In percentage terms, the U.S. sectors likely to benefit the most would be motor vehicles, rice, fish, and other foods. These sectors likely would experience increases in exports to Taiwan of more than 100 percent. On the other hand, U.S. imports from Taiwan for dairy, textiles, wearing apparel, leather, and certain crop commodities would rise by more than 100 percent. In dollar terms, these changes are significantly smaller because in many of the sectors, current trade is small or near zero, so the percent change is being applied to a small base. U.S. sectors experiencing the largest dollar increase in exports to Taiwan would include machinery and equipment ($868 million), motor vehicles and parts ($629 million), and foods ($520 million). U.S. sectors with the largest dollar increase in imports would include: textiles, wearing apparel and leather products ($3.3 billion), machinery and equipments ($866 million), metals and related products ($705 million), and electronic equipments ($610 million).
Overall, the removal of quantifiable barriers would have a negligible impact on U.S. production and gross domestic product (GDP), but would have a small impact on Taiwan production and GDP. Taiwan GDP could increase by 0.3 percent as a result of eliminating trade barriers under an FTA. The removal of certain nontariff measures would have additional effects on services. For example, U.S. asset management firms and banks could expect to increase sales in Taiwan if certain nontariff barriers were removed under an FTA. The removal of these barriers might also affect U.S.-Taiwan trade or investment in textiles and apparel, vehicles, and education.
Effects on Agriculture
One of Taiwan’s economic disadvantages is its limited natural resource base.
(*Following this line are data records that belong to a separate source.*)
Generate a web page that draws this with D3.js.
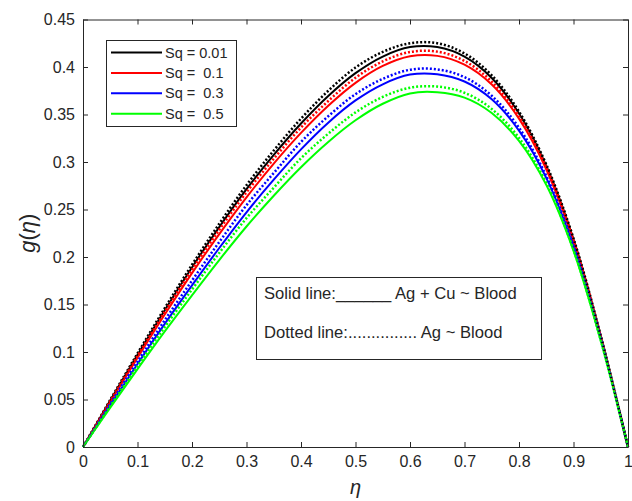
<!DOCTYPE html>
<html>
<head>
<meta charset="utf-8">
<script src="https://cdn.jsdelivr.net/npm/d3@7"></script>
<style>
  body { margin: 0; background: #fff; }
  text { font-family: "Liberation Sans", Arial, sans-serif; fill: #262626; }
</style>
</head>
<body>
<div class="bigboard"></div>
<script>
// eta values and g(eta)
var eta = [0, 0.05, 0.1, 0.15, 0.2, 0.25, 0.3, 0.35, 0.4, 0.45, 0.5, 0.55, 0.6, 0.65, 0.7, 0.75, 0.8, 0.85, 0.9, 0.95, 1];

// solid lines: Ag + Cu ~ Blood
var sq001Solid = [0, .0490, .0970, .1440, .1890, .2315, .2715, .3075, .3405, .3695, .3935, .4110, .4210, .4210, .4110, .3885, .3510, .2960, .2185, .1165, 0];
var sq01Solid  = [0, .0474, .0939, .1394, .1830, .2241, .2628, .2983, .3306, .3592, .3833, .4011, .4113, .4117, .4024, .3815, .3457, .2924, .2163, .1157, 0];
var sq03Solid  = [0, .0441, .0873, .1296, .1701, .2095, .2471, .2814, .3133, .3414, .3648, .3818, .3920, .3924, .3847, .3660, .3331, .2833, .2109, .1136, 0];
var sq05Solid  = [0, .0414, .0820, .1217, .1597, .1968, .2321, .2645, .2945, .3211, .3439, .3613, .3722, .3734, .3678, .3516, .3222, .2759, .2065, .1118, 0];

// dotted lines: Ag ~ Blood
var sq001Dot = [0, .0497, .0985, .1462, .1918, .2350, .2756, .3121, .3456, .3750, .3994, .4159, .4250, .4250, .4143, .3912, .3531, .2975, .2196, .1171, 0];
var sq01Dot  = [0, .0483, .0958, .1422, .1867, .2286, .2681, .3034, .3362, .3642, .3887, .4059, .4158, .4162, .4064, .3846, .3481, .2942, .2174, .1163, 0];
var sq03Dot  = [0, .0454, .0899, .1335, .1752, .2158, .2545, .2884, .3211, .3482, .3714, .3875, .3971, .3975, .3893, .3697, .3361, .2853, .2120, .1142, 0];
var sq05Dot  = [0, .0430, .0851, .1263, .1658, .2043, .2409, .2730, .3039, .3298, .3522, .3685, .3782, .3794, .3729, .3558, .3254, .2781, .2077, .1125, 0];

var legendLabels = ["Sq = 0.01", "Sq =  0.1", "Sq =  0.3", "Sq =  0.5"];
var colors = ["#000000", "#ff0000", "#0000ff", "#00ff00"];
var xTicks = [0, 0.1, 0.2, 0.3, 0.4, 0.5, 0.6, 0.7, 0.8, 0.9, 1];
var yTicks = [0, 0.05, 0.1, 0.15, 0.2, 0.25, 0.3, 0.35, 0.4, 0.45];

var W = 632, H = 501;
var box = { left: 83, right: 628, top: 19.5, bottom: 447 };

var svg = d3.select('.bigboard').append('svg')
  .attr('width', W)
  .attr('height', H);

var x = d3.scaleLinear().domain([0, 1]).range([box.left, box.right]);
var y = d3.scaleLinear().domain([0, 0.45]).range([box.bottom, box.top]);

var fmt = d3.format("~g");

// curves
var line = d3.line()
  .x(function(d){ return x(d[0]) })
  .y(function(d){ return y(d[1]) })
  .curve(d3.curveCatmullRom.alpha(0.5));

var solids = [sq001Solid, sq01Solid, sq03Solid, sq05Solid];
var dots = [sq001Dot, sq01Dot, sq03Dot, sq05Dot];

var zip = function(vals){ return eta.map(function(e, i){ return [e, vals[i]] }) };

svg.selectAll('.solidLine')
  .data(solids).enter().append('path')
  .attr('class', 'solidLine')
  .attr('d', function(d){ return line(zip(d)) })
  .attr('fill', 'none')
  .attr('stroke', function(d, i){ return colors[i] })
  .attr('stroke-width', 2);

svg.selectAll('.dotLine')
  .data(dots).enter().append('path')
  .attr('class', 'dotLine')
  .attr('d', function(d){ return line(zip(d)) })
  .attr('fill', 'none')
  .attr('stroke', function(d, i){ return colors[i] })
  .attr('stroke-width', 2.5)
  .attr('stroke-dasharray', '2,2');

// axes, MATLAB style box with inward ticks on all sides
var axisColor = '#262626';

var xBottom = svg.append('g')
  .attr('transform', 'translate(0,' + box.bottom + ')')
  .call(d3.axisBottom(x).tickValues(xTicks).tickFormat(fmt).tickSizeInner(-5).tickSizeOuter(0).tickPadding(9));
var xTop = svg.append('g')
  .attr('transform', 'translate(0,' + box.top + ')')
  .call(d3.axisTop(x).tickValues(xTicks).tickFormat('').tickSizeInner(-5).tickSizeOuter(0));
var yLeft = svg.append('g')
  .attr('transform', 'translate(' + box.left + ',0)')
  .call(d3.axisLeft(y).tickValues(yTicks).tickFormat(fmt).tickSizeInner(-5).tickSizeOuter(0).tickPadding(8));
var yRight = svg.append('g')
  .attr('transform', 'translate(' + box.right + ',0)')
  .call(d3.axisRight(y).tickValues(yTicks).tickFormat('').tickSizeInner(-5).tickSizeOuter(0));

svg.selectAll('.domain, .tick line').attr('stroke', axisColor);
svg.selectAll('.tick text')
  .attr('font-size', '16px')
  .attr('font-family', '"Liberation Sans", Arial, sans-serif')
  .attr('fill', axisColor);

// axis titles
svg.append('text')
  .attr('x', x(0.5))
  .attr('y', 494)
  .attr('text-anchor', 'middle')
  .attr('font-family', '"DejaVu Serif", "Liberation Serif", serif')
  .attr('font-style', 'italic')
  .attr('font-size', '20px')
  .attr('fill', '#000')
  .text('η');

svg.append('text')
  .attr('transform', 'translate(35,' + ((box.top + box.bottom) / 2) + ') rotate(-90)')
  .attr('text-anchor', 'middle')
  .attr('font-family', '"Liberation Serif", serif')
  .attr('font-size', '22px')
  .attr('fill', '#000')
  .html('<tspan font-style="italic">g</tspan>(<tspan font-style="italic">η</tspan>)');

// legend
var legend = svg.append('g').attr('class', 'legend');
legend.append('rect')
  .attr('x', 106.5).attr('y', 40.5)
  .attr('width', 130).attr('height', 86)
  .attr('fill', '#fff')
  .attr('stroke', axisColor);

var rowY = function(i){ return 52.5 + i * 20.4 };

legend.selectAll('.legLine')
  .data(colors).enter().append('line')
  .attr('x1', 111).attr('x2', 162)
  .attr('y1', function(d, i){ return rowY(i) })
  .attr('y2', function(d, i){ return rowY(i) })
  .attr('stroke', function(d){ return d })
  .attr('stroke-width', 2);

legend.selectAll('.legText')
  .data(legendLabels).enter().append('text')
  .attr('x', 165)
  .attr('y', function(d, i){ return rowY(i) + 5 })
  .attr('font-size', '14.5px')
  .style('white-space', 'pre')
  .attr('fill', '#000')
  .text(function(d){ return d });

// note box
var note = svg.append('g').attr('class', 'note');
note.append('rect')
  .attr('x', 256.5).attr('y', 277.5)
  .attr('width', 285).attr('height', 82)
  .attr('fill', 'none')
  .attr('stroke', axisColor);

note.selectAll('text')
  .data(["Solid line:______ Ag + Cu ~ Blood", "Dotted line:............... Ag ~ Blood"]).enter().append('text')
  .attr('x', 264)
  .attr('y', function(d, i){ return 299 + i * 39 })
  .attr('font-size', '16.6px')
  .attr('fill', '#000')
  .style('white-space', 'pre')
  .text(function(d){ return d });
</script>
</body>
</html>
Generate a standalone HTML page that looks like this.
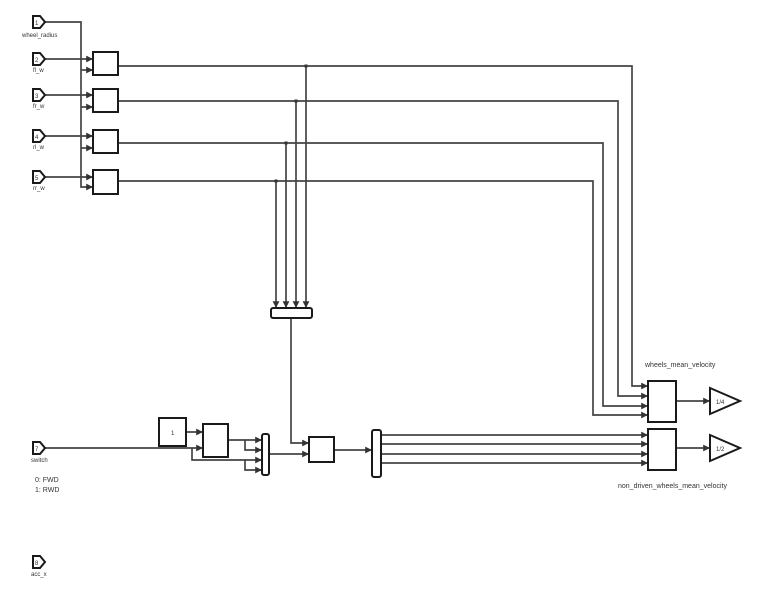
<!DOCTYPE html>
<html><head><style>
body{margin:0;background:#fff;}
svg{display:block;font-family:"Liberation Sans",sans-serif;}
</style></head><body>
<svg width="780" height="595" viewBox="0 0 780 595" xmlns="http://www.w3.org/2000/svg">
<defs><marker id="a" markerWidth="4" markerHeight="4" refX="4" refY="2" orient="auto"><path d="M0,0L4,2L0,4z" fill="#333"/></marker></defs>
<g fill="none" stroke="#444" stroke-width="1.7">
<path d="M44,22H81V187H93" marker-end="url(#a)"/>
<path d="M81,70H93" marker-end="url(#a)"/><path d="M81,107H93" marker-end="url(#a)"/><path d="M81,148H93" marker-end="url(#a)"/>
<path d="M44,59H93" marker-end="url(#a)"/><path d="M44,95H93" marker-end="url(#a)"/><path d="M44,136H93" marker-end="url(#a)"/><path d="M44,177H93" marker-end="url(#a)"/>
<path d="M118,66H632V386H648" marker-end="url(#a)"/>
<path d="M118,101H618V396H648" marker-end="url(#a)"/>
<path d="M118,143H603V406H648" marker-end="url(#a)"/>
<path d="M118,181H593V415H648" marker-end="url(#a)"/>
<path d="M306,66V308" marker-end="url(#a)"/><path d="M296,101V308" marker-end="url(#a)"/><path d="M286,143V308" marker-end="url(#a)"/><path d="M276,181V308" marker-end="url(#a)"/>
<path d="M291,318V443H309" marker-end="url(#a)"/>
<path d="M44,448H203" marker-end="url(#a)"/>
<path d="M186,432H203" marker-end="url(#a)"/>
<path d="M192,448V460H245V470H262" marker-end="url(#a)"/><path d="M245,460H262" marker-end="url(#a)"/>
<path d="M228,440H262" marker-end="url(#a)"/><path d="M245,440V450H262" marker-end="url(#a)"/>
<path d="M269,454H309" marker-end="url(#a)"/>
<path d="M334,450H372" marker-end="url(#a)"/>
<path d="M381,435H648" marker-end="url(#a)"/><path d="M381,444H648" marker-end="url(#a)"/><path d="M381,454H648" marker-end="url(#a)"/><path d="M381,463H648" marker-end="url(#a)"/>
<path d="M676,401H710" marker-end="url(#a)"/><path d="M676,448H710" marker-end="url(#a)"/>
</g>
<g fill="#333"><rect x="304.5" y="64.5" width="3" height="3"/><rect x="294.5" y="99.5" width="3" height="3"/><rect x="284.5" y="141.5" width="3" height="3"/><rect x="274.5" y="179.5" width="3" height="3"/></g>
<g fill="#fff" stroke="#1a1a1a" stroke-width="2">
<rect x="93" y="52" width="25" height="23"/><rect x="93" y="89" width="25" height="23"/><rect x="93" y="130" width="25" height="23"/><rect x="93" y="170" width="25" height="24"/>
<rect x="271" y="308" width="41" height="10" rx="2"/>
<rect x="159" y="418" width="27" height="28"/>
<rect x="203" y="424" width="25" height="33"/>
<rect x="262" y="434" width="7" height="41" rx="2"/>
<rect x="309" y="437" width="25" height="25"/>
<rect x="372" y="430" width="9" height="47" rx="2"/>
<rect x="648" y="381" width="28" height="41"/>
<rect x="648" y="429" width="28" height="41"/>
<path d="M710,388L740,401L710,414Z"/><path d="M710,435L740,448L710,461Z"/>
<path d="M33,16h7l5,6l-5,6h-7z"/><path d="M33,53h7l5,6l-5,6h-7z"/><path d="M33,89h7l5,6l-5,6h-7z"/><path d="M33,130h7l5,6l-5,6h-7z"/><path d="M33,171h7l5,6l-5,6h-7z"/>
<path d="M33,442h7l5,6l-5,6h-7z"/><path d="M33,556h7l5,6l-5,6h-7z"/>
</g>
<g font-size="6" fill="#333">
<text x="35" y="25">1</text><text x="35" y="62">2</text><text x="35" y="98">3</text><text x="35" y="139">4</text><text x="35" y="180">5</text><text x="35" y="451">7</text><text x="35" y="565">8</text>
<text x="22" y="37">wheel_radius</text><text x="33" y="72">fl_w</text><text x="33" y="108">fr_w</text><text x="33" y="149">rl_w</text><text x="33" y="190">rr_w</text>
<text x="31" y="462">switch</text><text x="31" y="576">acc_x</text>
<text x="171" y="435">1</text>
<text x="716" y="404">1/4</text><text x="716" y="451">1/2</text>
</g>
<g font-size="7" fill="#333">
<text x="35" y="482">0: FWD</text><text x="35" y="492">1: RWD</text>
<text x="645" y="367">wheels_mean_velocity</text>
<text x="618" y="488">non_driven_wheels_mean_velocity</text>
</g>
</svg>
</body></html>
This limitation is one reason that the United States is able to export substantial amounts of raw material to the Taiwan economy, and it provides the United States with a comparative advantage under free trade conditions in agriculture, since only about one-quarter of Taiwan’s land area is cultivatable. In addition, over time Taiwan has deemphasized agricultural production and agriculture’s share of GDP is shrinking. Since 1951, the share of agriculture in Taiwan’s GDP has fallen from 32.3 percent to less than 1.9 percent in 2001.
Under an FTA with Taiwan, overall U.S. output of vegetables, fruits, and nuts are estimated to be about 0.3 percent higher in 2005. In terms of U.S. exports to Taiwan, the value of rice, fish, meats, vegetables, fruits, and nuts and other foods would increase by more than 50 percent.
U.S. imports of certain agricultural products from Taiwan also would increase. For example, since U.S. barriers to Taiwan dairy trade are high, the likely impact of an FTA would be an increase in imports of these products from Taiwan by 264 percent.
In addition to the simulation results, qualitative analysis of removing nontariff barriers to trade between the United States and Taiwan indicates that U.S. exports of rice to Taiwan likely would increase substantially if Taiwan’s absolute import quota was removed.
Effects on the Textiles, Apparel, and Leather Products
A U.S.-Taiwan FTA would have a very slight, negative impact on the U.S. textiles, apparel, and leather sector but a larger, positive impact on the same sector in Taiwan. The U.S. textile, apparel, and leather sector could shrink by about 0.4 percent as a result of larger volumes of Taiwan imports. The Taiwan textile, apparel, and leather sector could grow by about 8.2 percent. In relative terms, the volume of textile, apparel, and leather imports to the United States from Taiwan could be 126 percent higher than in the absence of the FTA.